Authority need not base itself on reason, because it creates for itself the reason of all that it wishes. Although these ideas seem close to those of fascism, Rensi quickly declared himself opposed to fascism and remained so until his death.
|field of religion|
According to Rensi, skepticism implies atheism in the field of religion. The refinement of religion that leads to regarding God as inaccessible to the senses and to human powers makes God a nonbeing, the pure and simple negation of every reality accessible to man.
From this point of view, both negative theology and mysticism demonstrate atheism. Atheism is still a religion because it is an answer—even if a negative one—to the problem of supreme reality.
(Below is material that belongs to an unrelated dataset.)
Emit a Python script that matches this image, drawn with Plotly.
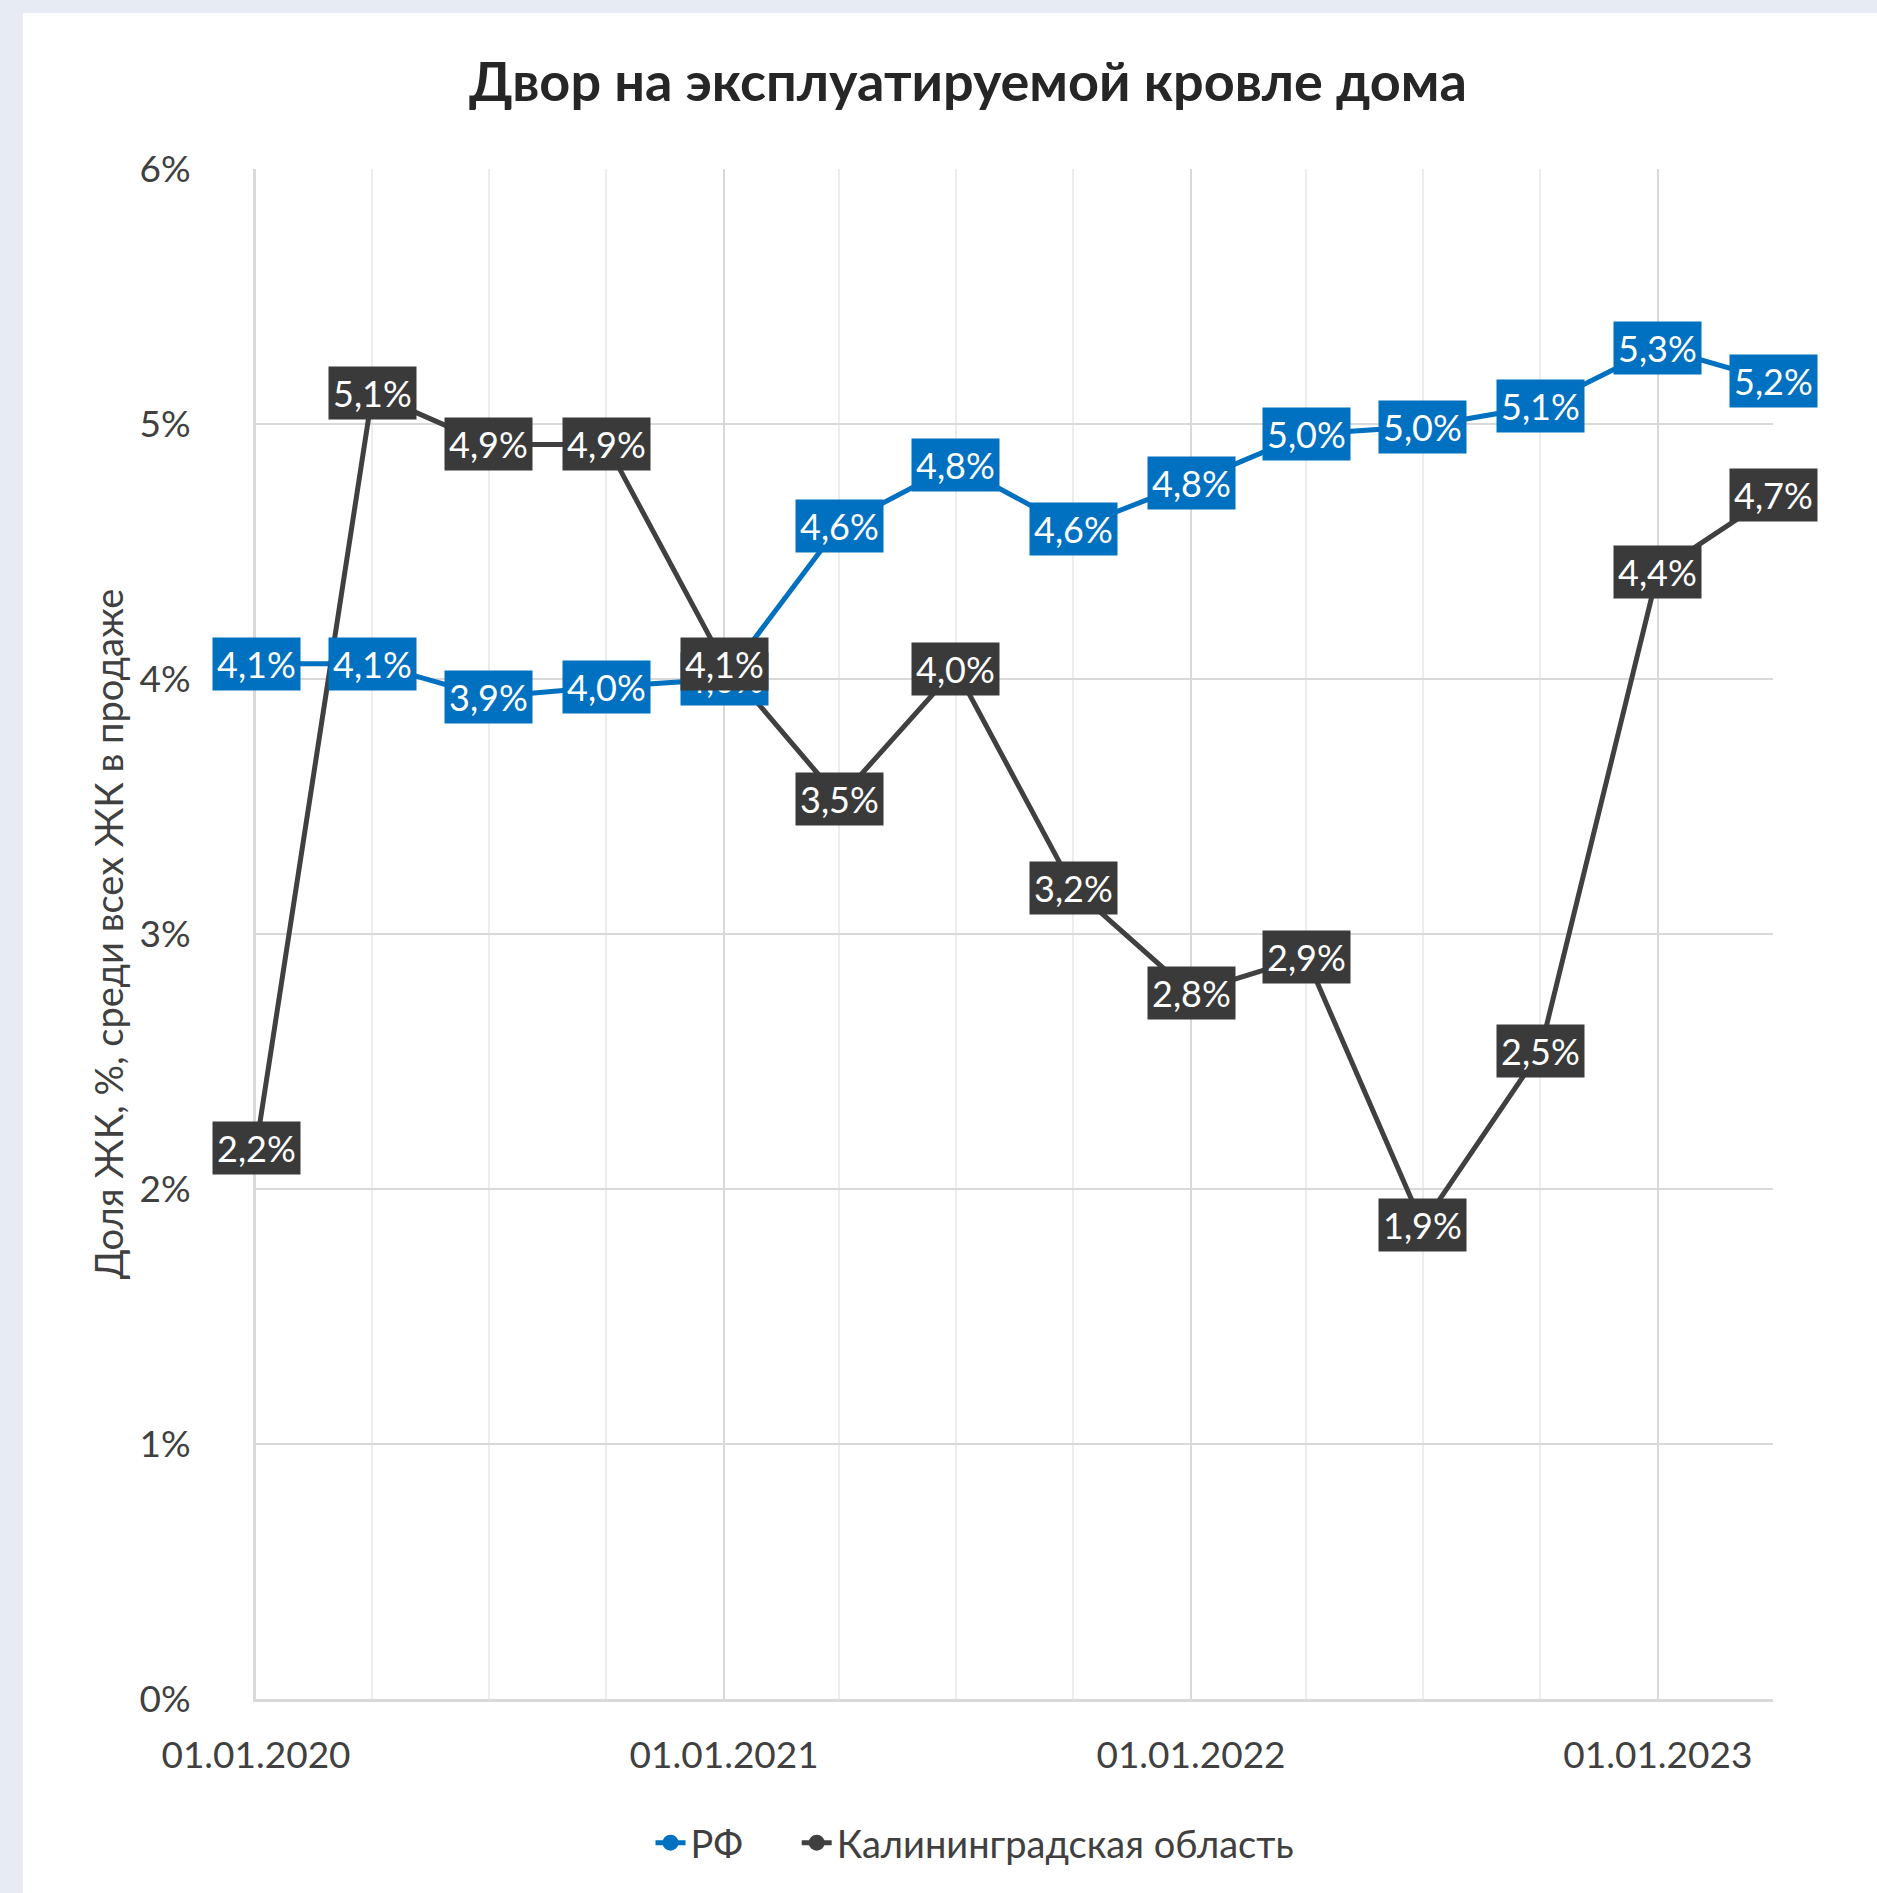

Unlike other religions, atheism is absolutely disinterested because it contains no egoistic motive and because it places man before the mystery of the All without his being able to expect from the All any help for his own needs.
After 1922, when the absolute idealism of Croce and Gentile assumed the status of an official or semiofficial philosophy in Italy, Rensi accentuated his polemic against it and affirmed the theses most opposed to those of idealism: materialism and pessimism.
|The Kantian system|
The Kantian system, considered to be idealistic by the idealists, seemed to Rensi to justify materialism because the Kantian forms of intuition and of thought that condition phenomena, and therefore the totality of nature, are not created by the self but constitute "consciousness in general," which is the intelligibility of the things themselves.
According to Rensi, the Kantian doctrine is, therefore, that nature gives reality and knowability to natural things, that things generate of themselves, and of themselves are spatial, temporal, perceptible, and representable; in one word, they are material.
Rensi held that materialism implies pessimism because a material nature deprived of any finality offers man no guarantee and necessarily includes evil, error, and conflicts. For a man who lives in such a nature, morality, when not based on an egoistic calculus or subjected to an imposed code, is a disinterested recognition of evil and a protest against it.
|triumph of evil|
It is therefore pure folly. Nevertheless, all of Rensi's works contain a mystical and religious strain, a sense of mystery and of a force that, the triumph of evil in nature and in history notwithstanding, reveals itself in the interiority of man. Rensi condensed this feeling into the phrase "Atoms and the void—and the divine in me."